The inconsistency is in using 12 instead of zero, which results in four discontinuities per day (12:59 AM → 1:00 AM, 11:59 AM → 12:00 PM, 12:59 PM → 1:00 PM, 11:59 PM → 12:00 AM). The times should be divided into 0:00 AM through 11:59 AM and 0:00 PM through 11:59 PM so that the hours wrap around at the AM/PM boundary, not one hour later.
> The times should be divided into 0:00 AM through 11:59 AM and 0:00 PM through 11:59 PM so that the hours wrap around at the AM/PM boundary, not one hour later.
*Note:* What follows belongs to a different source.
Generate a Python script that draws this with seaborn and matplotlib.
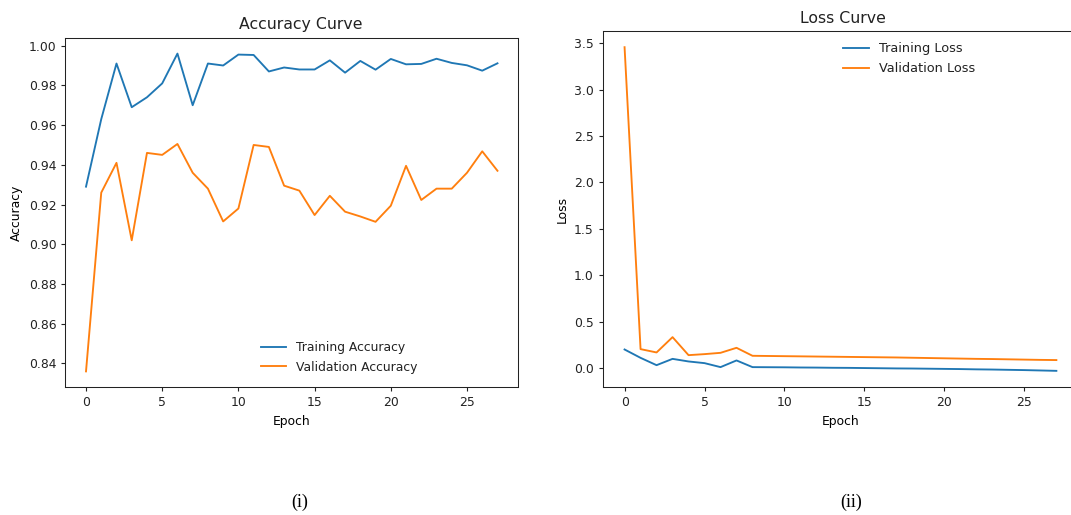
import matplotlib
matplotlib.use("Agg")
import matplotlib.pyplot as plt
import seaborn as sns
import numpy as np

# Per-epoch training history
epochs = list(range(28))

train_acc = [0.929, 0.963, 0.991, 0.969, 0.974, 0.981, 0.996, 0.970, 0.991, 0.990,
             0.9955, 0.9953, 0.987, 0.989, 0.988, 0.988, 0.9926, 0.9864, 0.9923, 0.9879,
             0.9933, 0.9906, 0.9908, 0.9934, 0.9913, 0.9901, 0.9874, 0.9911]
val_acc = [0.836, 0.926, 0.941, 0.902, 0.946, 0.945, 0.9505, 0.936, 0.928, 0.9115,
           0.918, 0.950, 0.949, 0.9295, 0.927, 0.9147, 0.9244, 0.9164, 0.914, 0.9113,
           0.9194, 0.9395, 0.9223, 0.928, 0.928, 0.936, 0.9468, 0.937]

train_loss = [0.201, 0.111, 0.032, 0.100, 0.072, 0.054, 0.011, 0.083, 0.011, 0.010,
              0.009, 0.007, 0.006, 0.004, 0.003, 0.001, -0.001, -0.003, -0.004, -0.006,
              -0.008, -0.010, -0.013, -0.015, -0.018, -0.021, -0.025, -0.029]
val_loss = [3.457, 0.205, 0.169, 0.334, 0.140, 0.151, 0.165, 0.219, 0.133, 0.131,
            0.129, 0.127, 0.125, 0.123, 0.121, 0.119, 0.117, 0.115, 0.112, 0.109,
            0.106, 0.103, 0.100, 0.098, 0.095, 0.092, 0.089, 0.087]

panel_labels = ["(i)", "(ii)"]

BLUE = "#1f77b4"
ORANGE = "#ff7f0e"
FS = 8.9
LW = 1.35

plt.rcParams.update({
    "font.family": ["DejaVu Sans"],
    "font.size": FS,
    "xtick.labelsize": FS,
    "ytick.labelsize": FS,
    "axes.labelsize": FS,
    "axes.titlesize": 11.3,
    "xtick.major.size": 3.1,
    "ytick.major.size": 3.1,
    "axes.linewidth": 0.75,
    "text.color": "#222222",
    "xtick.color": "#222222",
    "ytick.color": "#222222",
    "axes.edgecolor": "#222222",
})

fig = plt.figure(figsize=(10.71, 5.15), dpi=100)
ax1 = fig.add_axes([0.0611, 0.2480, 0.4226, 0.6788])
ax2 = fig.add_axes([0.5630, 0.2485, 0.4435, 0.6913])

# Accuracy panel
sns.lineplot(x=epochs, y=train_acc, ax=ax1, color=BLUE, lw=LW, label="Training Accuracy")
sns.lineplot(x=epochs, y=val_acc, ax=ax1, color=ORANGE, lw=LW, label="Validation Accuracy")
ax1.set_title("Accuracy Curve", x=0.52)
ax1.set_xlabel("Epoch")
ax1.set_ylabel("Accuracy")
ax1.set_xticks([0, 5, 10, 15, 20, 25])
ax1.set_yticks(np.arange(0.84, 1.001, 0.02))
ax1.yaxis.set_major_formatter(matplotlib.ticker.FormatStrFormatter("%.2f"))
ax1.legend(loc="lower left", bbox_to_anchor=(0.432, 0.039), frameon=False,
           borderaxespad=0, borderpad=0, fontsize=FS)

# Loss panel
sns.lineplot(x=epochs, y=train_loss, ax=ax2, color=BLUE, lw=LW, label="Training Loss")
sns.lineplot(x=epochs, y=val_loss, ax=ax2, color=ORANGE, lw=LW, label="Validation Loss")
ax2.set_title("Loss Curve", x=0.505)
ax2.set_xlabel("Epoch")
ax2.set_ylabel("Loss")
ax2.set_xticks([0, 5, 10, 15, 20, 25])
ax2.legend(loc="upper left", bbox_to_anchor=(0.505, 0.968), frameon=False,
           borderaxespad=0, borderpad=0, fontsize=9.3, labelspacing=0.55)

# Panel captions below each chart
fig.text(300 / 1071, 1 - 502 / 515, panel_labels[0], ha="center", va="center",
         family=["Liberation Serif"], fontsize=13, color="black")
fig.text(851 / 1071, 1 - 502 / 515, panel_labels[1], ha="center", va="center",
         family=["Liberation Serif"], fontsize=13, color="black")

fig.savefig("out.png", dpi=100, facecolor="white")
Sure, although, if we're re-defining how people tell time anyway, we might as well use a 24-hour clock and so avoid the need for AM/PM at all; and, even if we do that, there is still, inevitably, the confusion about on what day 00:00 AM falls. My point was just that not knowing that "12 PM" means noon is a matter of not being aware of an arbitrary convention, rather than of not understanding the concept of AM vs. PM. (Indeed, arguably it is a matter of understanding their meaning all too well!)
I just checked my OS X machine, it has it.
My Linux machine has it, though I grant that among the many DEs for Linux, some might not use it. (I use MATE, a fork of GNOME 2, for reference.)
And I've Googled a screenshot of Windows, which seems to still use it.
My phone, microwave, and stove, I guess, seem to presume I know whether it is morning or not.
If you use US/UK localisation, yes. I don't use language localizations (since translation is often poor/missing so you get a mix, and I have to learn new terminology all the time) but you bet I want my 24-hour clock and not that old Latin stuff.
Perhaps in your country. Iny the vast majority of countries I've been to, opening hours on shops, timetable, TV schedules, phones, etc are 24 hours. Have been for decades.
> The average person doesn't use 24 hour/military time. Maybe in the tech world.
True in the US (and IIRC the Anglophone world more generally), but AFAIK 24-hour is more commonly used outside of military/technical domains in many other countries.
> That's because it doesn't make any sense to describe the middle of the day by '12 PM', since 'PM' should mean "after midday".
I think that explanation fails because, IME, people who know that “PM” means “post meridiem” which means “after midday” are more, not less, likely to also know that 12:00 PM is noon than those to whom PM is just an arbitrary marker.
> 12 PM = noon is something I remember learning in kindergarden, and should be common knowledge for most adults in the US.
Well, maybe, although assuming a commonality between others' education and mine is always dangerous; but I've got way more respect for someone who understands a concept but doesn't know about an arbitrary exception to it, than for someone who understands a pile of arbitrary rules and doesn't know how to fit them to any conceptual framework.
That's because it doesn't make any sense to describe the middle of the day by '12 PM', since 'PM' should mean "after midday". To be sure we have conventions about this, but not knowing those arbitrary conventions is no reason to think that people don't understand the concept. I think better usage is 12 noon and 12 midnight (https://en.wikipedia.org/wiki/12-hour_clock#Confusion_at_noo... )—though that still requires further disambiguation at midnight (is "midnight on August 3" between August 2 and 3, or between August 3 and 4? I don't know whether there's a common disambiguation here, as with 12 n versus 12 m).